O presidente da República, Jair Bolsonaro (sem partido), com os presidentes do Senado, Davi Alcolumbre (DEM-AP), e da Câmara, Rodrigo Maia (DEM-RJ) - Carolina Antunes/PR
O presidente da República, Jair Bolsonaro (sem partido), com os presidentes do Senado, Davi Alcolumbre (DEM-AP), e da Câmara, Rodrigo Maia (DEM-RJ) Imagem: Carolina Antunes/PR
do UOL

Luciana Amaral*

Do UOL, em Brasília

21/02/2020 04h00

Resumo da notícia

  • Orçamento ainda não tem consenso, fazendo governo e Congresso brigarem entre si e internamente
  • Em jogo estão R$ 31,1 bilhões, controle de prioridade de emendas, recursos a ministérios e punição ao governo
  • Veto de Bolsonaro precisa ser analisado até 29 de fevereiro, senão passa a trancar a pauta no Parlamento

Em ritmo de pré-carnaval, naturalizou-se que algumas pautas sejam adiadas no Congresso Nacional e no governo federal. Mas uma que tem agonizado e ninguém sabe ao certo que rumo vai tomar é a do Orçamento impositivo.

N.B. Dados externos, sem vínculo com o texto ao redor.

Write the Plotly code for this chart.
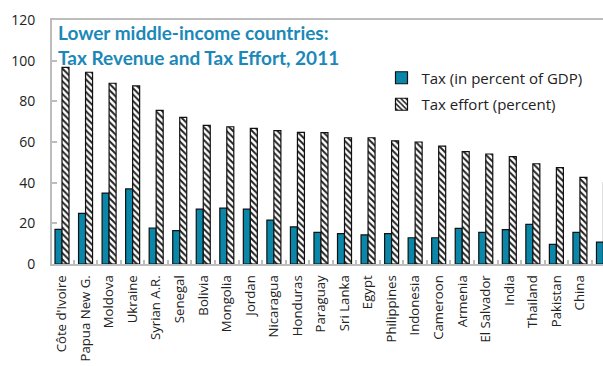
import plotly.graph_objects as go

# Lower middle-income countries, 2011
countries = [
    "Côte d'Ivoire", "Papua New G.", "Moldova", "Ukraine", "Syrian A.R.",
    "Senegal", "Bolivia", "Mongolia", "Jordan", "Nicaragua", "Honduras",
    "Paraguay", "Sri Lanka", "Egypt", "Philippines", "Indonesia", "Cameroon",
    "Armenia", "El Salvador", "India", "Thailand", "Pakistan", "China",
    "Guatemala",
]
tax_pct_gdp = [
    17.0, 24.9, 34.9, 36.9, 17.7, 16.4, 27.0, 27.5, 27.0, 21.6, 18.3,
    15.6, 14.9, 14.3, 14.9, 12.9, 12.9, 17.5, 15.6, 16.9, 19.5, 9.7, 15.6,
    10.8,
]
tax_effort = [
    96.7, 94.3, 88.9, 87.6, 75.6, 72.1, 68.2, 67.5, 66.7, 65.6, 64.7,
    64.6, 62.1, 62.1, 60.6, 60.0, 58.0, 55.3, 54.1, 52.8, 49.3, 47.4, 42.6,
    40.0,
]
y_ticks = [0, 20, 40, 60, 80, 100, 120]

TEAL = "#0a86a8"
AXIS_GREY = "#bdbdbd"
TEXT = "#222222"

fig = go.Figure()
fig.add_trace(go.Bar(
    x=countries, y=tax_pct_gdp, name="Tax (in percent of GDP)",
    marker=dict(color=TEAL, line=dict(color="#111111", width=1.2)),
    legendgroup="a",
))
fig.add_trace(go.Bar(
    x=countries, y=tax_effort, name="Tax effort (percent)",
    marker=dict(
        color="white",
        line=dict(color="#111111", width=1.2),
        pattern=dict(shape="\\", fgcolor="#222222", bgcolor="white",
                     size=4.5, solidity=0.45, fillmode="replace"),
    ),
    legendgroup="b",
))

fig.add_annotation(
    text="<b>Lower middle-income countries:<br>Tax Revenue and Tax Effort, 2011</b>",
    xref="paper", yref="paper", x=0.008, y=1.005, xanchor="left", yanchor="top",
    align="left", showarrow=False,
    font=dict(family="Lato", size=19, color="#1a88b8"),
)

fig.update_layout(
    width=603, height=366,
    margin=dict(l=52, r=0, t=20, b=102, autoexpand=False),
    paper_bgcolor="white", plot_bgcolor="white",
    barmode="group", bargap=0.405, bargroupgap=0,
    font=dict(family="Open Sans", color=TEXT),
    legend=dict(
        x=0.598, y=0.83, xanchor="left", yanchor="top",
        bgcolor="rgba(0,0,0,0)", tracegroupgap=4,
        font=dict(family="Open Sans", size=15, color=TEXT),
    ),
    xaxis=dict(
        range=[-0.425, 22.98], automargin=False,
        showline=True, linecolor=AXIS_GREY, linewidth=2, mirror=True,
        ticks="inside", tickson="boundaries", tickcolor=AXIS_GREY,
        ticklen=4, tickwidth=1.5, ticklabelstandoff=4,
        tickangle=-90, tickfont=dict(family="Open Sans", size=13.2, color=TEXT),
        showgrid=False,
    ),
    yaxis=dict(
        range=[0, 120], tickvals=y_ticks, automargin=False,
        showline=True, linecolor=AXIS_GREY, linewidth=2,
        ticks="inside", tickcolor=AXIS_GREY, ticklen=5, tickwidth=1.5,
        ticklabelstandoff=12,
        tickfont=dict(family="Open Sans", size=14, color=TEXT),
        showgrid=False, zeroline=False,
    ),
)

fig.write_html("out.html")
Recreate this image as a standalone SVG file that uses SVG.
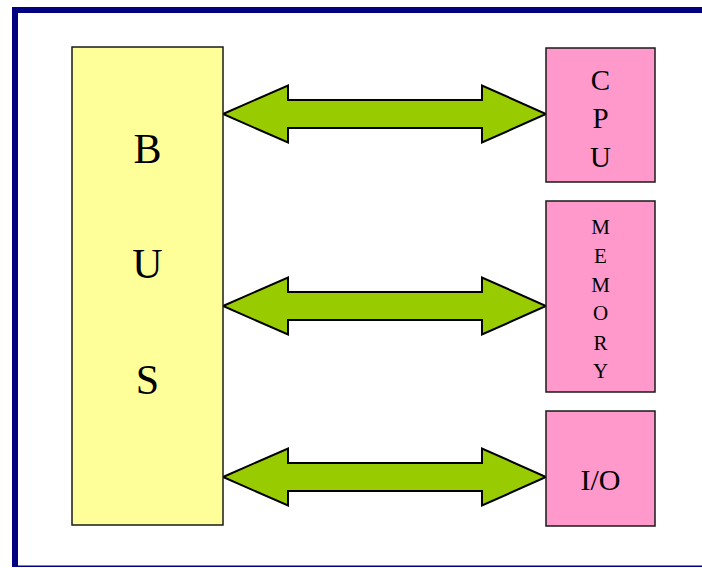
<svg xmlns="http://www.w3.org/2000/svg" xmlns:xlink="http://www.w3.org/1999/xlink" width="702" height="568" viewBox="0 0 702 568">
  <style>
    .frame { fill: #000080; }
    .bus { fill: #FFFF99; stroke: #1a1a1a; stroke-width: 1.5; }
    .dev { fill: #FF99CC; stroke: #1a1a1a; stroke-width: 1.5; }
    .arrow { fill: #99CC00; stroke: #000000; stroke-width: 2; stroke-linejoin: miter; }
    .lbl { font-family: "Liberation Serif", "Times New Roman", serif; fill: #000000; text-anchor: middle; }
  </style>
  <defs>
    <polygon id="dblArrow" points="223,0 288,-28.5 288,-14 482,-14 482,-28.5 546,0 482,28.5 482,14 288,14 288,28.5"/>
  </defs>
  <rect width="702" height="568" fill="#FFFFFF"/>
  <g id="frame">
    <rect class="frame" x="12" y="7" width="690" height="6"/>
    <rect class="frame" x="12" y="7" width="6" height="560"/>
    <rect class="frame" x="12" y="565.5" width="690" height="1.5"/>
  </g>
  <g id="connectors">
    <use xlink:href="#dblArrow" class="arrow" transform="translate(0,114)"/>
    <use xlink:href="#dblArrow" class="arrow" transform="translate(0,306)"/>
    <use xlink:href="#dblArrow" class="arrow" transform="translate(0,477)"/>
  </g>
  <g id="bus">
    <rect class="bus" x="72" y="47" width="151" height="478"/>
    <text class="lbl" x="147.5" y="163" font-size="42">B</text>
    <text class="lbl" x="147.5" y="278" font-size="42">U</text>
    <text class="lbl" x="147.5" y="394" font-size="42">S</text>
  </g>
  <g id="cpu">
    <rect class="dev" x="546" y="48" width="109" height="134"/>
    <text class="lbl" x="600.5" y="90" font-size="29">C</text>
    <text class="lbl" x="600.5" y="128" font-size="29">P</text>
    <text class="lbl" x="600.5" y="167" font-size="29">U</text>
  </g>
  <g id="memory">
    <rect class="dev" x="546" y="201" width="109" height="191"/>
    <text class="lbl" x="600.5" y="234" font-size="21">M</text>
    <text class="lbl" x="600.5" y="263" font-size="21">E</text>
    <text class="lbl" x="600.5" y="292" font-size="21">M</text>
    <text class="lbl" x="600.5" y="320" font-size="21">O</text>
    <text class="lbl" x="600.5" y="350" font-size="21">R</text>
    <text class="lbl" x="600.5" y="378" font-size="21">Y</text>
  </g>
  <g id="io">
    <rect class="dev" x="546" y="411" width="109" height="115"/>
    <text class="lbl" x="600.5" y="490" font-size="30">I/O</text>
  </g>
</svg>
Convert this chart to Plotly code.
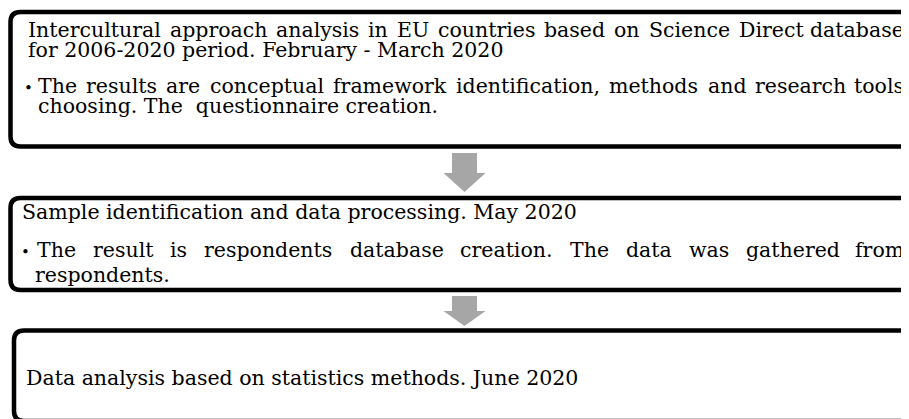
import re
import plotly.graph_objects as go

# ---- content ----
box1_title = ["Intercultural approach analysis in EU countries based on Science Direct database",
              "for 2006-2020 period. February - March 2020"]
box1_bullet = ["The results are conceptual framework identification, methods and research tools",
               "choosing. The  questionnaire creation."]
box2_title = ["Sample identification and data processing. May 2020"]
box2_bullet = ["The result is respondents database creation. The data was gathered from",
               "respondents."]
box3_title = ["Data analysis based on statistics methods. June 2020"]

W, H = 909, 419
OFF = 8  # page body margin: data coords == screen pixels
FONT = "DejaVu Serif, serif"
F = 20.5
RIGHT = 905

# approximate DejaVu Serif advance widths (1/1000 em)
TW = dict(zip("abcdefghijklmnopqrstuvwxyz",
              [596, 640, 560, 640, 592, 370, 640, 644, 320, 320, 610, 320, 948, 644, 602, 640, 640, 478, 513, 402, 644, 565, 856, 564, 565, 523]))
TW.update(dict(zip("ABCDEFGHIJKLMNOPQRSTUVWXYZ",
                   [722, 735, 765, 802, 730, 694, 799, 872, 395, 401, 747, 664, 1024, 875, 820, 673, 820, 753, 685, 667, 843, 722, 1028, 712, 660, 695])))
TW.update({c: 636 for c in "0123456789"})
TW.update({".": 318, ",": 318, "-": 338, " ": 318})


def tw(s, size=F):
    return sum(TW.get(c, 600) for c in s) / 1000.0 * size


annotations = []


def ann(text, x, baseline, xanchor="left", size=F):
    annotations.append(dict(x=x, y=baseline - 0.36 * size, xref="x", yref="y",
                            text=text, showarrow=False, xanchor=xanchor, yanchor="middle",
                            borderpad=0, font=dict(family=FONT, size=size, color="black")))


def place_line(text, x0, baseline, justify=False):
    if not justify:
        ann(text.replace("  ", " \u00a0"), x0, baseline)
        return
    words = text.split()
    gap = (RIGHT - x0 - sum(tw(w) for w in words)) / (len(words) - 1)
    x = x0
    for i, w in enumerate(words):
        if i == len(words) - 1:
            ann(w, RIGHT, baseline, xanchor="right")
        else:
            ann(w, x, baseline)
        x += tw(w) + gap


# box 1
place_line(box1_title[0], 27, 37, justify=True)
place_line(box1_title[1], 27, 57)
ann("•", 28, 93, xanchor="center", size=15)
place_line(box1_bullet[0], 37, 93, justify=True)
place_line(box1_bullet[1], 37, 113)
# box 2
place_line(box2_title[0], 21, 219)
ann("•", 25, 257, xanchor="center", size=15)
place_line(box2_bullet[0], 36, 257, justify=True)
place_line(box2_bullet[1], 34, 282)
# box 3
place_line(box3_title[0], 25, 385)


def box_path(L, T, B, R=930, r=10):
    return (f"M {R},{T} L {L + r},{T} Q {L},{T} {L},{T + r} L {L},{B - r} "
            f"Q {L},{B} {L + r},{B} L {R},{B}")


def arrow_path(cx, top, neck, tip, sw=12.5, hw=21):
    return (f"M {cx - sw},{top} L {cx + sw},{top} L {cx + sw},{neck} L {cx + hw},{neck} "
            f"L {cx},{tip} L {cx - hw},{neck} L {cx - sw},{neck} Z")


shapes = []
for (L, T, B) in [(10.5, 12, 146.5), (10.5, 198, 290), (14, 330.5, 421)]:
    shapes.append(dict(type="path", path=box_path(L, T, B), xref="x", yref="y",
                       line=dict(color="black", width=4.5), fillcolor="rgba(0,0,0,0)"))
for (top, neck, tip) in [(153, 173, 192), (296, 311, 326)]:
    shapes.append(dict(type="path", path=arrow_path(464.5, top, neck, tip), xref="x", yref="y",
                       line=dict(width=0), fillcolor="#a6a6a6"))

fig = go.Figure()
fig.update_layout(width=W, height=H, margin=dict(l=0, r=0, t=0, b=0),
                  paper_bgcolor="white", plot_bgcolor="white",
                  xaxis=dict(range=[OFF, W + OFF], visible=False, fixedrange=True),
                  yaxis=dict(range=[H + OFF, OFF], visible=False, fixedrange=True),
                  shapes=shapes, annotations=annotations, showlegend=False)
fig.write_html("out.html")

Rodeadas de desconfianças entre os envolvidos e de disputas por verbas — R$ 30,1 bilhões —, as negociações ganharam um tempero que esquentou o caldo: a fala do general Augusto Heleno (ministro do Gabinete de Segurança Institucional) de que o Executivo não pode ser chantageado pelo Legislativo.

Embora forte, a declaração do ministro reflete apenas uma das pontas da tensão em torno do Orçamento. O descontentamento não parte apenas do governo perante o Congresso e vice-versa, mas também dentro de cada um dos Poderes. Sobrou para todo mundo.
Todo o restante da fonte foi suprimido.